Allâhü Teâlâ buyurdu ki (meâlen):
“Şüphe yok ki, insanlar için ilk tesîs edilmiş olan mâbed, Mekke’deki o çok mübârek ve âlemler için hidâyet olan Beytullah (Kâbe-i Muazzama)dır. Onda açık âyetler (alâmetler), Makâm-ı İbrâhîm vardır. Ve her kim ona girerse emîn olur. Ve onun yoluna gücü yeten kimseler üzerine de o Beytullâh’ı haccetmek Allâhü Teâlâ için bir haktır (Allâhü Teâlâ’nın hakkıdır). Ve her kim inkâr ederse şüphe yok ki, Allâhü Teâlâ bütün âlemlerden ganî(zengin)dir.” (Âl-i İmran suresi, Ayet 96-97)

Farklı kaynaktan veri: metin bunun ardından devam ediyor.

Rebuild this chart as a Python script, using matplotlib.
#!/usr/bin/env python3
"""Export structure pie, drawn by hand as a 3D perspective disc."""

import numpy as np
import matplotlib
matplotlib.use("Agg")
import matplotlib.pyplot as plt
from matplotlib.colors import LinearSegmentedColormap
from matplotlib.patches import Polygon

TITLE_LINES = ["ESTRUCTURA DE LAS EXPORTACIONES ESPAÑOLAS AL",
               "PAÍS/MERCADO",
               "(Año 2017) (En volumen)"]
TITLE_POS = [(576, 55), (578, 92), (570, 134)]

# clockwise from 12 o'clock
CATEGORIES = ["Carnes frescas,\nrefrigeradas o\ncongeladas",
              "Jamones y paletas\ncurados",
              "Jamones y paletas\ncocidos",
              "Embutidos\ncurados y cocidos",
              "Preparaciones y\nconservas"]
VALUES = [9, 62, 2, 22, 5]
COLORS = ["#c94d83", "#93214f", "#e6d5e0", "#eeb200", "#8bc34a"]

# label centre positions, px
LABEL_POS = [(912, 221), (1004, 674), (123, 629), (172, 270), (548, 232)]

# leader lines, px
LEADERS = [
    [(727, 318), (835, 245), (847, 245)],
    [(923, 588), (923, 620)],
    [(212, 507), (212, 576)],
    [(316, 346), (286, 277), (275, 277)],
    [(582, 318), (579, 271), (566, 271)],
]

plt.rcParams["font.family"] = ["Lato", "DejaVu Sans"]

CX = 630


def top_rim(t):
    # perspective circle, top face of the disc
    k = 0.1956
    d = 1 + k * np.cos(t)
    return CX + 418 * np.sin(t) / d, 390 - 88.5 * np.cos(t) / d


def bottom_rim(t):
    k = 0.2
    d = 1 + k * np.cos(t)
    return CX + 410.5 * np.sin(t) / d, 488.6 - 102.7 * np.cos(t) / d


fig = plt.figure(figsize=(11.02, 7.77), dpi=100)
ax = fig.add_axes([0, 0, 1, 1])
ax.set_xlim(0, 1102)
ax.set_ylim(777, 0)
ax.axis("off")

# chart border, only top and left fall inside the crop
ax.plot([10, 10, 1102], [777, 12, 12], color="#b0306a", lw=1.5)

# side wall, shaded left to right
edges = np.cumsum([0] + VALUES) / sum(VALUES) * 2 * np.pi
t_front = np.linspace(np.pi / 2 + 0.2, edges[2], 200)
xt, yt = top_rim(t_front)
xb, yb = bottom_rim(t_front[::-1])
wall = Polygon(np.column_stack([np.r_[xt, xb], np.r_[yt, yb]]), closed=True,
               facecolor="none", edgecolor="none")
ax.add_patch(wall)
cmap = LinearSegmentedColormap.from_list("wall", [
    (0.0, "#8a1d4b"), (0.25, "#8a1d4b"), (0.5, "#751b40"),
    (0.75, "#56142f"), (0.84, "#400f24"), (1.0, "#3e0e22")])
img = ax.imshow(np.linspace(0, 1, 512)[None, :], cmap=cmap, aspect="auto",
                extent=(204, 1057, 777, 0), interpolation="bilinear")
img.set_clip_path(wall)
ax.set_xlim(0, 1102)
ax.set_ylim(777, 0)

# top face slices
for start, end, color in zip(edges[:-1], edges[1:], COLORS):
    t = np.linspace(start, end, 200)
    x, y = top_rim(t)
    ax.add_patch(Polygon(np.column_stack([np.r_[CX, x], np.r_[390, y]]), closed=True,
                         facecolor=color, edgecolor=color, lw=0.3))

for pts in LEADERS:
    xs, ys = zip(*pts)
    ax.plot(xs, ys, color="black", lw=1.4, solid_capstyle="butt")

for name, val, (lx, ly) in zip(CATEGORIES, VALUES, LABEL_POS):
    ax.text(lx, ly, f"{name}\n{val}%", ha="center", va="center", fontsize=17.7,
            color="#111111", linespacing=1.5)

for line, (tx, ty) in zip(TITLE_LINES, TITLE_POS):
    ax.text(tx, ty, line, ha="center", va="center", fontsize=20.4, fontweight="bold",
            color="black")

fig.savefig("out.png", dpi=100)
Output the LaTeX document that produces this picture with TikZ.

Resûlullah Efendimiz (s.a.v.) buyurdular:
“Kim, Allâhü Teâlâ için haccederse, hac esnâsında kötü söz ve davranışlardan sakınır ve günahlara sapmazsa, anasından doğduğu gün gibi temizlenmiş olarak döner.” (S. Tirmizî)
Resûlullah Efendimiz (s.a.v.), “Mebrûr (makbul) hac için cennetten başka mükâfât yoktur.” buyurdu. “Onun mebrûr olması ne (ile)dir?” diye soruldu. Resûl-i Ekrem (s.a.v.) “Yemek yedirmekle, hoş kelâm (konuşmak) iledir.” buyurdu. (S. İbn-i Huzeyme)
Resûlullah Efendimiz (s.a.v.)‘e “Hangi amel daha faziletlidir?” diye soruldu, “Allâh’a ve Resûlü’ne îmân etmektir.” buyurdular.
“Sonra hangisi?” denildi.
“Allah yolunda cihâddır.” buyurdu.
“Daha sonra hangi (amel)dir?” denildi.
“Mebrûr (makbul) hacdır.” buyurdular. (Sahîh-i Buhârî)
“Hiç şüphe yok ki, şu Beyt (Kâ’be-i Şerîfe), İslâm’ın direk (mesâbesindeki rükün)lerinden biridir. Kim hac ve umre yaparsa, kefâletini Allâh’ın üzerine havâle etmiş (Allah onun kefili olmuş) demektir. Eğer (bu yolculukta) vefât ederse, Allah onu cennete koyar, şâyet âilesinin yanına döndürürse ganîmetle döndürür.”
“Hacda harcanan para(nın sevabı), Allâhü Teâlâ yolunda sarf edilen nafaka gibi, yedi yüz kat fazlası ile verilecektir.”